Could you run your code with CUDA_LAUNCH_BLOCKING=1 python script.py args and post the stack trace here again, please?

1 Like

Thank you very much, now, I do not get any errors. :+1: Could you please briefly explain what was the issue and the effect of this parameter as I’d like to learn the insight to get more knowledge about PyTorch?

Oh, that’s not the solution for the issue.
The command blocks each CUDA call, which is originally called asynchronously, so it’s just useful for debugging.

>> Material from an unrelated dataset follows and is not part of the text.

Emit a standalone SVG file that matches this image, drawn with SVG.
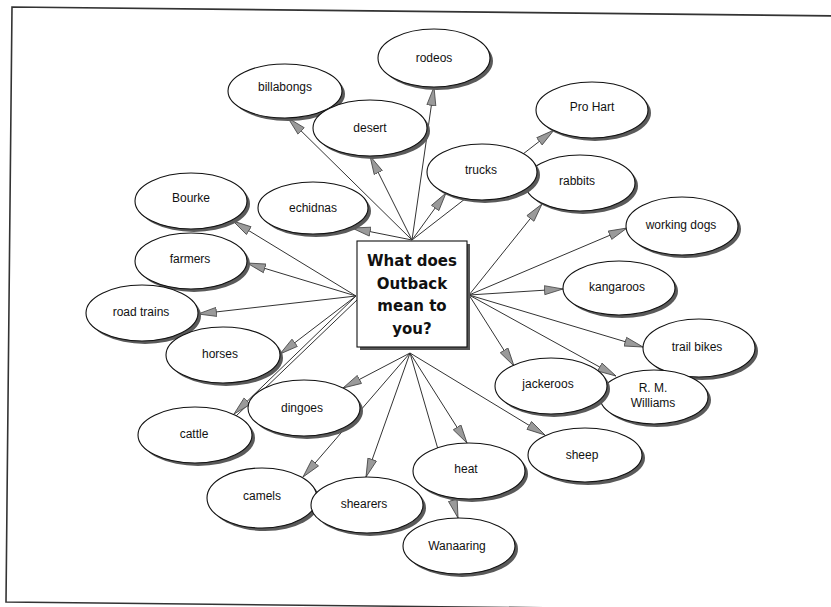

Could you give me the shapes of train_data and train_labels so that I could run the code on my machine?
Also, which setup are you using (PyTorch version, CUDA, cudnn, how did you install PyTorch)?

Sorry for being late, @ptrblck but I have been extremely busy. The shapes of train_data and train_labels are (240000, 8), and (240000,), respectively. I installed PyTorch through pip, and my CUDA and cudnn versions are both 10.1. And, PyTorch version is 1.3.1. Feel free to ask any further information. Thanks.